▸ RECORDED DATA:
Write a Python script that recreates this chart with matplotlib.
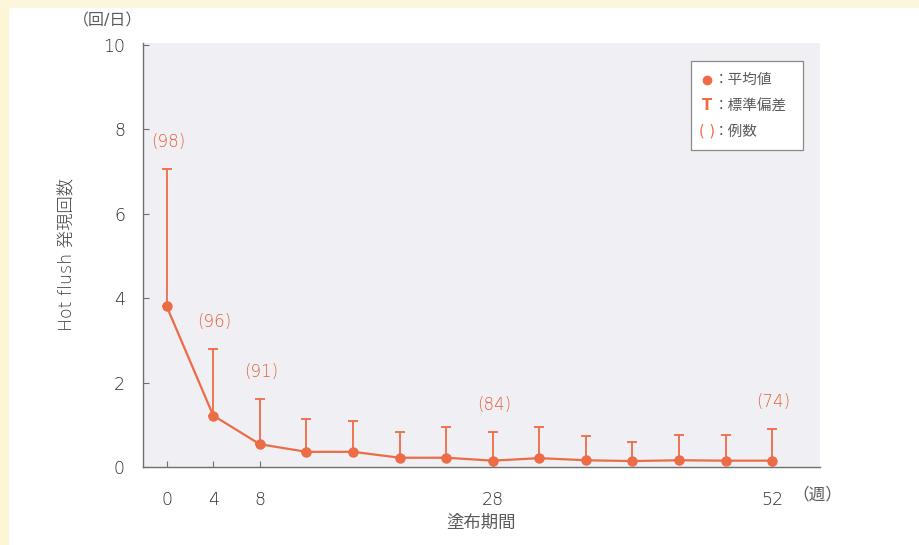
import matplotlib
matplotlib.use("Agg")
import matplotlib.pyplot as plt
from matplotlib.patches import Rectangle
import numpy as np

plt.rcParams['font.family'] = ['DejaVu Sans', 'Noto Sans CJK JP']

# ---- data ----
weeks = [0, 4, 8, 12, 16, 20, 24, 28, 32, 36, 40, 44, 48, 52]
mean_values = [3.81, 1.22, 0.54, 0.36, 0.36, 0.22, 0.22, 0.15, 0.21, 0.16, 0.14, 0.16, 0.15, 0.15]
sd_upper = [3.26, 1.58, 1.07, 0.77, 0.72, 0.60, 0.72, 0.67, 0.73, 0.57, 0.46, 0.60, 0.61, 0.74]
n_weeks = [0, 4, 8, 28, 52]
n_labels = ["(98)", "(96)", "(91)", "(84)", "(74)"]
xtick_vals = [0, 4, 8, 28, 52]
xtick_labels = ["0", "4", "8", "28", "52"]
ytick_vals = [0, 2, 4, 6, 8, 10]

ORANGE = "#ec6c46"
LABEL_ORANGE = "#e4603a"
GRAY = "#5a5a5a"
DIGIT_GRAY = "#2e2e2e"
LIGHT = 200

fig = plt.figure(figsize=(9.2, 5.45), dpi=100)
fig.patch.set_facecolor("white")
# cream border
fig.patches.append(Rectangle((0, 0), 8/920, 1, transform=fig.transFigure,
                             color="#fcf5d6", zorder=0))
fig.patches.append(Rectangle((0, 1 - 7/545), 1, 7/545, transform=fig.transFigure,
                             color="#fcf6dc", zorder=0))

ax = fig.add_axes([143/920, (545-467)/545, (820-143)/920, (467-43)/545])
ax.set_facecolor("#efeff4")

yerr = np.vstack([np.zeros(len(sd_upper)), sd_upper])
ax.errorbar(weeks, mean_values, yerr=yerr, fmt='-o', color=ORANGE,
            ecolor=ORANGE, elinewidth=1.3, capsize=3.4, capthick=1.3,
            lw=1.6, markersize=6.5, zorder=3, clip_on=False)

sd_lookup = dict(zip(weeks, [m + s for m, s in zip(mean_values, sd_upper)]))
for w, lab in zip(n_weeks, n_labels):
    ax.annotate(lab, xy=(w, sd_lookup[w]), xytext=(1, 19.5),
                textcoords="offset points", ha="center", va="center",
                fontsize=12, color=LABEL_ORANGE, fontweight=LIGHT)

ax.set_xlim(-2.03, 56.1)
ax.set_ylim(0, 10.05)
ax.set_xticks(xtick_vals)
ax.set_xticklabels(xtick_labels, fontweight=LIGHT)
ax.set_yticks(ytick_vals)
ax.set_yticklabels([str(v) for v in ytick_vals], fontweight=LIGHT)

for s in ["top", "right"]:
    ax.spines[s].set_visible(False)
for s in ["left", "bottom"]:
    ax.spines[s].set_color("#707070")
    ax.spines[s].set_linewidth(1.0)

ax.tick_params(axis="x", direction="in", length=4, width=0.8, color="#707070",
               labelsize=12.5, labelcolor=DIGIT_GRAY, pad=17)
ax.tick_params(axis="y", direction="in", length=4, width=0.8, color="#707070",
               labelsize=12.5, labelcolor=DIGIT_GRAY, pad=13)

ax.set_ylabel("Hot flush 発現回数", fontsize=12.5, color="#3c3c3c", va="center",
              fontweight=LIGHT)
ax.yaxis.set_label_coords(-0.112, 0.502)
ax.set_xlabel("塗布期間", fontsize=12.5, color=GRAY, va="center")
ax.xaxis.set_label_coords(0.5, -0.132)

fig.text(792/920, 1 - 494/545, "（週）", fontsize=12, color=GRAY,
         ha="left", va="center")
fig.text(108/920, 1 - 21/545, "（回/日）", fontsize=11.5, color=GRAY,
         ha="center", va="center")

# legend box
x0, x1 = (691-143)/677, (803-143)/677
y0, y1 = (467-150)/424, (467-61)/424
ax.add_patch(Rectangle((x0, y0), x1 - x0, y1 - y0, transform=ax.transAxes,
                       facecolor="white", edgecolor="#8a8a8a", lw=0.9, zorder=5))
rows = [0.913, 0.852, 0.792]
sx = (707-143)/677
tx = (714-143)/677
ax.plot([sx], [rows[0]], 'o', color=ORANGE, markersize=6, transform=ax.transAxes,
        zorder=6, clip_on=False)
ax.text(sx, rows[1], "T", color=ORANGE, fontsize=10.5, fontweight="bold",
        ha="center", va="center", transform=ax.transAxes, zorder=6)
ax.text(sx, rows[2], "( )", color=ORANGE, fontsize=10.5,
        ha="center", va="center", transform=ax.transAxes, zorder=6)
for r, t in zip(rows, ["：平均値", "：標準偏差", "：例数"]):
    ax.text(tx, r, t, color=GRAY, fontsize=10.5, ha="left", va="center",
            transform=ax.transAxes, zorder=6)

fig.savefig("out.png", dpi=100)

▸ REQUEST:
Reproduce the data above in full, exactly as it is, with the pictures left out.

▸ TASK SOLUTION:
Write a Python script that recreates this chart with matplotlib.
import matplotlib
matplotlib.use("Agg")
import matplotlib.pyplot as plt
from matplotlib.patches import Rectangle
import numpy as np

plt.rcParams['font.family'] = ['DejaVu Sans', 'Noto Sans CJK JP']

# ---- data ----
weeks = [0, 4, 8, 12, 16, 20, 24, 28, 32, 36, 40, 44, 48, 52]
mean_values = [3.81, 1.22, 0.54, 0.36, 0.36, 0.22, 0.22, 0.15, 0.21, 0.16, 0.14, 0.16, 0.15, 0.15]
sd_upper = [3.26, 1.58, 1.07, 0.77, 0.72, 0.60, 0.72, 0.67, 0.73, 0.57, 0.46, 0.60, 0.61, 0.74]
n_weeks = [0, 4, 8, 28, 52]
n_labels = ["(98)", "(96)", "(91)", "(84)", "(74)"]
xtick_vals = [0, 4, 8, 28, 52]
xtick_labels = ["0", "4", "8", "28", "52"]
ytick_vals = [0, 2, 4, 6, 8, 10]

ORANGE = "#ec6c46"
LABEL_ORANGE = "#e4603a"
GRAY = "#5a5a5a"
DIGIT_GRAY = "#2e2e2e"
LIGHT = 200

fig = plt.figure(figsize=(9.2, 5.45), dpi=100)
fig.patch.set_facecolor("white")
# cream border
fig.patches.append(Rectangle((0, 0), 8/920, 1, transform=fig.transFigure,
                             color="#fcf5d6", zorder=0))
fig.patches.append(Rectangle((0, 1 - 7/545), 1, 7/545, transform=fig.transFigure,
                             color="#fcf6dc", zorder=0))

ax = fig.add_axes([143/920, (545-467)/545, (820-143)/920, (467-43)/545])
ax.set_facecolor("#efeff4")

yerr = np.vstack([np.zeros(len(sd_upper)), sd_upper])
ax.errorbar(weeks, mean_values, yerr=yerr, fmt='-o', color=ORANGE,
            ecolor=ORANGE, elinewidth=1.3, capsize=3.4, capthick=1.3,
            lw=1.6, markersize=6.5, zorder=3, clip_on=False)

sd_lookup = dict(zip(weeks, [m + s for m, s in zip(mean_values, sd_upper)]))
for w, lab in zip(n_weeks, n_labels):
    ax.annotate(lab, xy=(w, sd_lookup[w]), xytext=(1, 19.5),
                textcoords="offset points", ha="center", va="center",
                fontsize=12, color=LABEL_ORANGE, fontweight=LIGHT)

ax.set_xlim(-2.03, 56.1)
ax.set_ylim(0, 10.05)
ax.set_xticks(xtick_vals)
ax.set_xticklabels(xtick_labels, fontweight=LIGHT)
ax.set_yticks(ytick_vals)
ax.set_yticklabels([str(v) for v in ytick_vals], fontweight=LIGHT)

for s in ["top", "right"]:
    ax.spines[s].set_visible(False)
for s in ["left", "bottom"]:
    ax.spines[s].set_color("#707070")
    ax.spines[s].set_linewidth(1.0)

ax.tick_params(axis="x", direction="in", length=4, width=0.8, color="#707070",
               labelsize=12.5, labelcolor=DIGIT_GRAY, pad=17)
ax.tick_params(axis="y", direction="in", length=4, width=0.8, color="#707070",
               labelsize=12.5, labelcolor=DIGIT_GRAY, pad=13)

ax.set_ylabel("Hot flush 発現回数", fontsize=12.5, color="#3c3c3c", va="center",
              fontweight=LIGHT)
ax.yaxis.set_label_coords(-0.112, 0.502)
ax.set_xlabel("塗布期間", fontsize=12.5, color=GRAY, va="center")
ax.xaxis.set_label_coords(0.5, -0.132)

fig.text(792/920, 1 - 494/545, "（週）", fontsize=12, color=GRAY,
         ha="left", va="center")
fig.text(108/920, 1 - 21/545, "（回/日）", fontsize=11.5, color=GRAY,
         ha="center", va="center")

# legend box
x0, x1 = (691-143)/677, (803-143)/677
y0, y1 = (467-150)/424, (467-61)/424
ax.add_patch(Rectangle((x0, y0), x1 - x0, y1 - y0, transform=ax.transAxes,
                       facecolor="white", edgecolor="#8a8a8a", lw=0.9, zorder=5))
rows = [0.913, 0.852, 0.792]
sx = (707-143)/677
tx = (714-143)/677
ax.plot([sx], [rows[0]], 'o', color=ORANGE, markersize=6, transform=ax.transAxes,
        zorder=6, clip_on=False)
ax.text(sx, rows[1], "T", color=ORANGE, fontsize=10.5, fontweight="bold",
        ha="center", va="center", transform=ax.transAxes, zorder=6)
ax.text(sx, rows[2], "( )", color=ORANGE, fontsize=10.5,
        ha="center", va="center", transform=ax.transAxes, zorder=6)
for r, t in zip(rows, ["：平均値", "：標準偏差", "：例数"]):
    ax.text(tx, r, t, color=GRAY, fontsize=10.5, ha="left", va="center",
            transform=ax.transAxes, zorder=6)

fig.savefig("out.png", dpi=100)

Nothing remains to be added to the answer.